• _Given data_
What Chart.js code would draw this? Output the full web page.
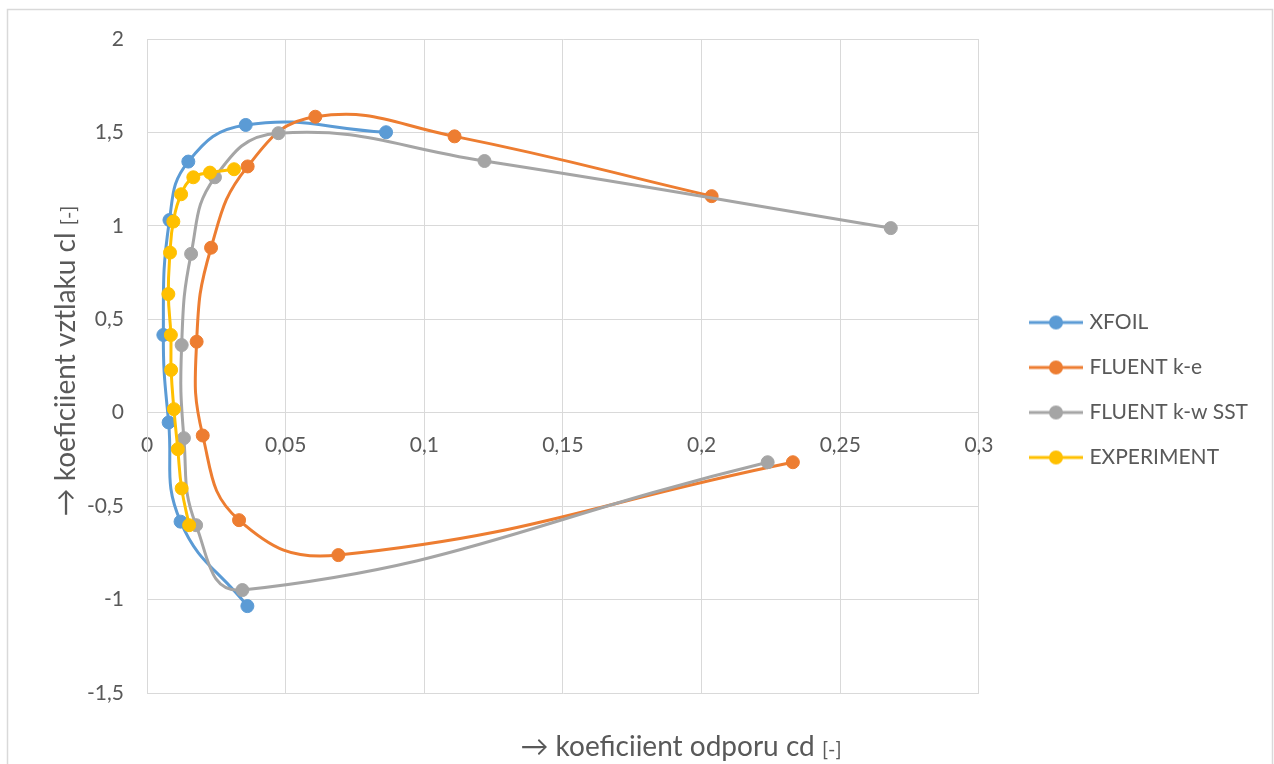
<!DOCTYPE html>
<html lang="cs">
<head>
    <meta charset="UTF-8">
    <title>cl - cd</title>
    <script src="https://cdn.jsdelivr.net/npm/chart.js"></script>
    <style>
        html, body {
            margin: 0;
            padding: 0;
            background: #fff;
        }

        .chart-box {
            position: relative;
            width: 1274px;
            height: 764px;
        }
    </style>
</head>
<body>
    <div class="chart-box">
        <canvas id="polarChart"></canvas>
    </div>

    <script>
        // series (cd, cl)
        const xfoilCd = [0.0362, 0.0121, 0.0078, 0.0059, 0.0081, 0.0149, 0.0356, 0.0862];
        const xfoilCl = [-1.035, -0.583, -0.052, 0.416, 1.031, 1.344, 1.540, 1.501];

        const keCd = [0.2329, 0.0690, 0.0332, 0.0201, 0.0179, 0.0231, 0.0363, 0.0607, 0.1109, 0.2036];
        const keCl = [-0.265, -0.762, -0.575, -0.122, 0.380, 0.883, 1.318, 1.584, 1.479, 1.159];

        const kwCd = [0.2238, 0.0344, 0.0177, 0.0133, 0.0125, 0.0159, 0.0245, 0.0474, 0.1217, 0.2682];
        const kwCl = [-0.265, -0.949, -0.602, -0.136, 0.362, 0.850, 1.260, 1.496, 1.347, 0.988];

        const expCd = [0.0152, 0.0125, 0.0111, 0.0097, 0.0087, 0.0086, 0.0077, 0.0083, 0.0095, 0.0123, 0.0167, 0.0227, 0.0314];
        const expCl = [-0.602, -0.405, -0.195, 0.019, 0.229, 0.416, 0.635, 0.857, 1.023, 1.169, 1.260, 1.285, 1.303];

        const seriesNames = ['XFOIL', 'FLUENT k-e', 'FLUENT k-w SST', 'EXPERIMENT'];
        const seriesColors = ['#5B9BD5', '#ED7D31', '#A5A5A5', '#FFC000'];

        const xTitle = '\u2192 koeficiient odporu cd';
        const yTitle = '\u2192 koeficiient vztlaku cl';
        const unitText = '[-]';

        const fontFamily = 'Lato, "Noto Sans", sans-serif';
        const textColor = '#595959';
        const gridColor = '#d9d9d9';

        function toPoints(xs, ys) {
            return xs.map((x, i) => ({ x: x, y: ys[i] }));
        }

        function commaNum(v) {
            return String(Math.round(v * 1000) / 1000).replace('.', ',');
        }

        // legend icon: short line with a dot in the middle (right part of the canvas)
        function legendIcon(color) {
            const c = document.createElement('canvas');
            c.width = 84;
            c.height = 16;
            const g = c.getContext('2d');
            g.strokeStyle = color;
            g.lineWidth = 3;
            g.beginPath();
            g.moveTo(30, 8);
            g.lineTo(84, 8);
            g.stroke();
            g.fillStyle = color;
            g.beginPath();
            g.arc(57, 8, 7, 0, Math.PI * 2);
            g.fill();
            return c;
        }
        const legendIcons = seriesColors.map(legendIcon);

        // draws the outer frame and both axis titles
        const framePlugin = {
            id: 'framePlugin',
            beforeDraw(chart) {
                const ctx = chart.ctx;
                ctx.save();
                ctx.strokeStyle = gridColor;
                ctx.lineWidth = 1.5;
                ctx.strokeRect(7.5, 9.5, 1265, 800);
                ctx.restore();
            },
            afterDraw(chart) {
                const ctx = chart.ctx;
                function titleAt(text, cx, baseY) {
                    ctx.font = '28px ' + fontFamily;
                    const w1 = ctx.measureText(text + ' ').width;
                    ctx.font = '20px ' + fontFamily;
                    const w2 = ctx.measureText(unitText).width;
                    let x = cx - (w1 + w2) / 2;
                    ctx.font = '28px ' + fontFamily;
                    ctx.fillText(text + ' ', x, baseY);
                    ctx.font = '20px ' + fontFamily;
                    ctx.fillText(unitText, x + w1, baseY);
                }
                ctx.save();
                ctx.fillStyle = textColor;
                ctx.textBaseline = 'alphabetic';
                ctx.textAlign = 'left';
                titleAt(xTitle, 681, 756);
                ctx.translate(75, 361);
                ctx.rotate(-Math.PI / 2);
                titleAt(yTitle, 0, 0);
                ctx.restore();
            }
        };

        const allCd = [xfoilCd, keCd, kwCd, expCd];
        const allCl = [xfoilCl, keCl, kwCl, expCl];

        const datasets = seriesNames.map((name, i) => ({
            label: name,
            data: toPoints(allCd[i], allCl[i]),
            borderColor: seriesColors[i],
            backgroundColor: seriesColors[i],
            pointBackgroundColor: seriesColors[i],
            pointBorderColor: seriesColors[i],
            borderWidth: 3,
            pointRadius: 6.5,
            pointBorderWidth: 1,
            showLine: true,
            tension: 0.45,
            order: 4 - i // later series on top, like the original
        }));

        const ctx = document.getElementById('polarChart').getContext('2d');
        const polarChart = new Chart(ctx, {
            type: 'scatter',
            data: { datasets: datasets },
            plugins: [framePlugin],
            options: {
                responsive: true,
                maintainAspectRatio: false,
                animation: false,
                layout: {
                    padding: { top: 39, right: 16, bottom: 23, left: 0 }
                },
                scales: {
                    x: {
                        type: 'linear',
                        position: { y: 0 },
                        min: 0,
                        max: 0.3,
                        ticks: {
                            stepSize: 0.05,
                            padding: 20,
                            color: textColor,
                            font: { family: fontFamily, size: 21 },
                            callback: v => commaNum(v)
                        },
                        grid: { color: gridColor, drawTicks: false },
                        border: { color: gridColor }
                    },
                    // empty bottom band that keeps room for the x title
                    xBand: {
                        type: 'linear',
                        position: 'bottom',
                        min: 0,
                        max: 0.3,
                        afterFit(scale) { scale.height = 48; },
                        ticks: { display: false },
                        grid: { display: false },
                        border: { display: false }
                    },
                    y: {
                        type: 'linear',
                        min: -1.5,
                        max: 2,
                        afterFit(scale) { scale.width = 147; },
                        ticks: {
                            stepSize: 0.5,
                            padding: 23,
                            color: textColor,
                            font: { family: fontFamily, size: 21 },
                            callback: v => commaNum(v)
                        },
                        grid: { color: gridColor, drawTicks: false },
                        border: { color: gridColor }
                    }
                },
                plugins: {
                    tooltip: { enabled: false },
                    legend: {
                        position: 'right',
                        labels: {
                            usePointStyle: true,
                            pointStyleWidth: 76,
                            boxHeight: 18,
                            padding: 24,
                            color: textColor,
                            font: { family: fontFamily, size: 21 },
                            generateLabels(chart) {
                                return chart.data.datasets.map((ds, i) => ({
                                    text: ds.label,
                                    pointStyle: legendIcons[i],
                                    fillStyle: seriesColors[i],
                                    strokeStyle: seriesColors[i],
                                    fontColor: textColor,
                                    lineWidth: 0,
                                    hidden: false,
                                    datasetIndex: i
                                }));
                            }
                        }
                    }
                }
            }
        });
    </script>
</body>
</html>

• _Work to be completed_
Transcribe the opening line of the listing above, please, and every line after it through the line with "1.584, 1.479, 1.159];", word for word, without pictures.

• _In response_
What Chart.js code would draw this? Output the full web page.
<!DOCTYPE html>
<html lang="cs">
<head>
    <meta charset="UTF-8">
    <title>cl - cd</title>
    <script src="https://cdn.jsdelivr.net/npm/chart.js"></script>
    <style>
        html, body {
            margin: 0;
            padding: 0;
            background: #fff;
        }

        .chart-box {
            position: relative;
            width: 1274px;
            height: 764px;
        }
    </style>
</head>
<body>
    <div class="chart-box">
        <canvas id="polarChart"></canvas>
    </div>

    <script>
        // series (cd, cl)
        const xfoilCd = [0.0362, 0.0121, 0.0078, 0.0059, 0.0081, 0.0149, 0.0356, 0.0862];
        const xfoilCl = [-1.035, -0.583, -0.052, 0.416, 1.031, 1.344, 1.540, 1.501];

        const keCd = [0.2329, 0.0690, 0.0332, 0.0201, 0.0179, 0.0231, 0.0363, 0.0607, 0.1109, 0.2036];
        const keCl = [-0.265, -0.762, -0.575, -0.122, 0.380, 0.883, 1.318, 1.584, 1.479, 1.159];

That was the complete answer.